En la primera escena de Vidas Pasadas vemos a tres personas sentadas en un bar. Al centro, Nora (Greta Lee); a su izquierda, Arthur (John Magaro), y a su derecha, Hae Sung (Teo Yoo). Unas voces en off están hablando entre sí, preguntándose cuál será la relación entre ellos. Mientras tanto, la cámara se acerca más y más, y de pronto se detiene en el rostro de Nora, quien nos voltea a ver.
Ese rostro bien podría ser el de la directora Celine Song, quien escribió el guion (nominado al Óscar, al igual que la película) con base en eventos de su propia vida, empezando por su deseo de desmenuzar un episodio muy parecido al que nos presenta en un inicio.
Conforme el filme avanza, nos enteramos de que Nora y Hae Sung se conocieron de niños en Corea, pero la familia de Nora se mudó a Estados Unidos y perdieron todo contacto. Nora eventualmente conoció a Arthur, pero gracias a las redes sociales, Hae Sung de repente volvió a aparecer en su vida.
Lo que Celine Song hace con esta, su ópera prima, es presentar la historia de un triángulo amoroso donde nadie es el enemigo. No sólo eso, sino que, a través de estos sentimientos tan complejos, la cineasta logra crear una sutil y descorazonadora reflexión sobre lo que pudo ser, sobre las decisiones del pasado y cómo estas informan nuestro presente.
El escenario se enriquece aun más tomando en cuenta la experiencia migrante, en donde nunca deja de existir esa sensación de no pertenencia.

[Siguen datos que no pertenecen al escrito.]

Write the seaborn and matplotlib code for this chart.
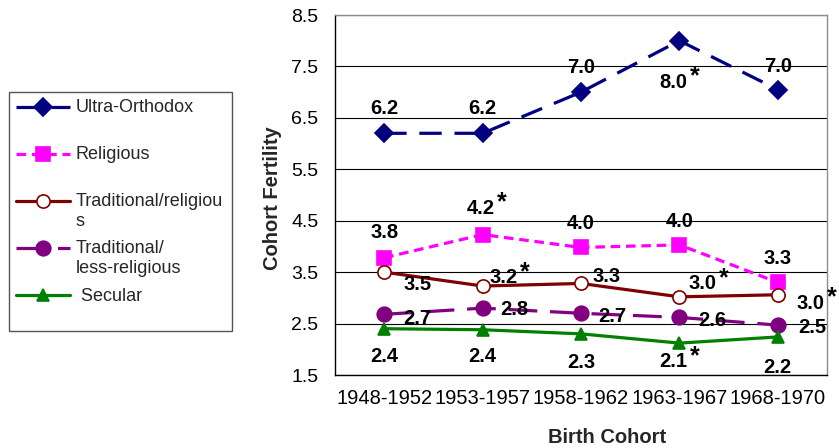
import numpy as np
import pandas as pd
import matplotlib
matplotlib.use("Agg")
import matplotlib.pyplot as plt
import seaborn as sns

# ---------------- data ----------------
COHORTS = ["1948-1952", "1953-1957", "1958-1962", "1963-1967", "1968-1970"]
GROUPS = ["Ultra-Orthodox", "Religious", "Traditional/religious",
          "Traditional/less-religious", "Secular"]

ultra_orthodox = [6.2, 6.2, 7.0, 8.0, 7.05]
religious = [3.78, 4.23, 3.98, 4.03, 3.3]
traditional_religious = [3.5, 3.23, 3.28, 3.02, 3.06]
traditional_less = [2.68, 2.8, 2.7, 2.62, 2.47]
secular = [2.4, 2.38, 2.3, 2.12, 2.24]

ultra_labels = ["6.2", "6.2", "7.0", "8.0", "7.0"]
religious_labels = ["3.8", "4.2", "4.0", "4.0", "3.3"]
trad_rel_labels = ["3.5", "3.2", "3.3", "3.0", "3.0"]
trad_less_labels = ["2.7", "2.8", "2.7", "2.6", "2.5"]
secular_labels = ["2.4", "2.4", "2.3", "2.1", "2.2"]

ultra_stars = [False, False, False, True, False]
religious_stars = [False, True, False, False, False]
trad_rel_stars = [False, True, False, True, True]
trad_less_stars = [False, False, False, False, False]
secular_stars = [False, False, False, True, False]

LEGEND_LABELS = ["Ultra-Orthodox\n", "Religious\n", "Traditional/religiou\ns",
                 "Traditional/\nless-religious", " Secular\n"]

SERIES = [ultra_orthodox, religious, traditional_religious, traditional_less, secular]
LABELS = [ultra_labels, religious_labels, trad_rel_labels, trad_less_labels, secular_labels]
STARS = [ultra_stars, religious_stars, trad_rel_stars, trad_less_stars, secular_stars]

# ---------------- styles / layout ----------------
PALETTE = {"Ultra-Orthodox": "#000080", "Religious": "#FF00FF",
           "Traditional/religious": "#800000",
           "Traditional/less-religious": "#800080", "Secular": "#008000"}
MARKERS = {"Ultra-Orthodox": "D", "Religious": "s", "Traditional/religious": "o",
           "Traditional/less-religious": "o", "Secular": "^"}
DASHES = {"Ultra-Orthodox": (7, 4), "Religious": (3, 1.8), "Traditional/religious": "",
          "Traditional/less-religious": (9, 4), "Secular": ""}
MSIZES = [9, 9.5, 9.5, 10.5, 8]

# label offsets in pixels (dx right, dy down) relative to the point
OFFSETS = [
    [(0, -26), (0, -26), (0, -26), (-6, 40), (0, -25)],
    [(0, -27), (-2, -28), (0, -25), (0, -25), (0, -25)],
    [(33, 11), (21, -10), (26, -8), (23, -15), (33, 7)],
    [(33, 3), (32, 0), (31, 2), (33, 2), (35, 1)],
    [(0, 26), (0, 25), (0, 27), (-6, 17), (0, 29)],
]
STAR_OFF = (21, -11)

rows = []
for g, vals in zip(GROUPS, SERIES):
    for i, v in enumerate(vals):
        rows.append({"group": g, "pos": i, "value": v})
df = pd.DataFrame(rows)

sns.set_style("white")
plt.rcParams["font.family"] = ["Liberation Sans", "DejaVu Sans"]

W, H = 839, 448
fig = plt.figure(figsize=(W / 100, H / 100), dpi=100)
ax = fig.add_axes([335 / W, 1 - 375 / H, 492 / W, 360 / H])

sns.lineplot(data=df, x="pos", y="value", hue="group", style="group",
             hue_order=GROUPS, style_order=GROUPS, palette=PALETTE,
             markers=MARKERS, dashes=DASHES, linewidth=2.3, markersize=10,
             legend=False, sort=False, estimator=None, ax=ax)

lines = ax.get_lines()[:5]
for ln, g, ms in zip(lines, GROUPS, MSIZES):
    c = PALETTE[g]
    ln.set_markersize(ms)
    ln.set_markeredgecolor(c)
    ln.set_markeredgewidth(1.2)
    ln.set_markerfacecolor("white" if g == "Traditional/religious" else c)
    ln.set_clip_on(False)

# axes styling
ax.set_xlim(-0.5, 4.5)
ax.set_ylim(1.5, 8.5)
yt = np.arange(1.5, 8.51, 1.0)
ax.set_yticks(yt)
ax.set_yticklabels([f"{v:.1f}" for v in yt])
ax.set_xticks(np.arange(-0.5, 4.6, 1.0))
ax.set_xticklabels([])
ax.set_xticks(range(len(COHORTS)), minor=True)
ax.set_xticklabels(COHORTS, minor=True)
ax.tick_params(axis="x", which="major", length=5, width=1, direction="out", color="black")
ax.tick_params(axis="x", which="minor", length=0, pad=10, labelsize=14.5, labelcolor="black")
ax.tick_params(axis="y", which="major", length=5, width=1, direction="out",
               color="black", pad=7, labelsize=14, labelcolor="black")
ax.yaxis.grid(True, color="black", linewidth=0.8)
ax.xaxis.grid(False)
ax.set_axisbelow(True)
for s in ["left", "bottom"]:
    ax.spines[s].set_color("black")
    ax.spines[s].set_linewidth(1.0)
for s in ["top", "right"]:
    ax.spines[s].set_color("#8c8c8c")
    ax.spines[s].set_linewidth(1.0)
    ax.spines[s].set_visible(True)

ax.set_xlabel("Birth Cohort", fontsize=14.5, fontweight="bold")
ax.xaxis.set_label_coords(0.553, -0.147)
ax.set_ylabel("Cohort Fertility", fontsize=14.5, fontweight="bold")
ax.yaxis.set_label_coords(-0.108, 0.49)

# data labels
for vals, labs, stars, offs in zip(SERIES, LABELS, STARS, OFFSETS):
    for i, (v, lab, st, (dx, dy)) in enumerate(zip(vals, labs, stars, offs)):
        ax.annotate(lab, xy=(i, v), xytext=(dx, -(dy + 7)), textcoords="offset pixels",
                    ha="center", va="baseline", fontsize=14.5, fontweight="bold",
                    color="black", annotation_clip=False)
        if st:
            ax.annotate("*", xy=(i, v),
                        xytext=(dx + STAR_OFF[0], -(dy + STAR_OFF[1] + 14)),
                        textcoords="offset pixels", ha="center", va="baseline",
                        fontsize=18, fontweight="bold", color="black",
                        annotation_clip=False)

# legend
leg = ax.legend(handles=lines, labels=LEGEND_LABELS, loc="upper left",
                bbox_to_anchor=(9 / W, 1 - 92 / H, 223 / W, 0),
                bbox_transform=fig.transFigure, mode="expand", fontsize=13,
                handlelength=3.0, handletextpad=0.3, handleheight=1.1,
                labelspacing=0.58, borderpad=0.4, borderaxespad=0,
                frameon=True, fancybox=False, edgecolor="#555555", framealpha=1)
leg.get_frame().set_linewidth(1.0)
for col in leg._legend_handle_box.get_children():
    for item in col.get_children():
        item.align = "top"

fig.savefig("out.png", dpi=100)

En una extraordinaria escena sumamente íntima entre Arthur y Nora, este le confiesa su frustración de que ella sueñe en un idioma que él no entiende.
Es una frase que encapsula gran parte de lo que la película quiere decir, y que refleja también la estimulante complejidad de las relaciones humanas, en donde el amor va más allá de un “fueron felices para siempre”.
Eventualmente, regresamos a la escena del bar, y la carga emocional tanto de los personajes como de la audiencia es palpable y sobrecogedora; todo -y a la vez nada- ha cambiado.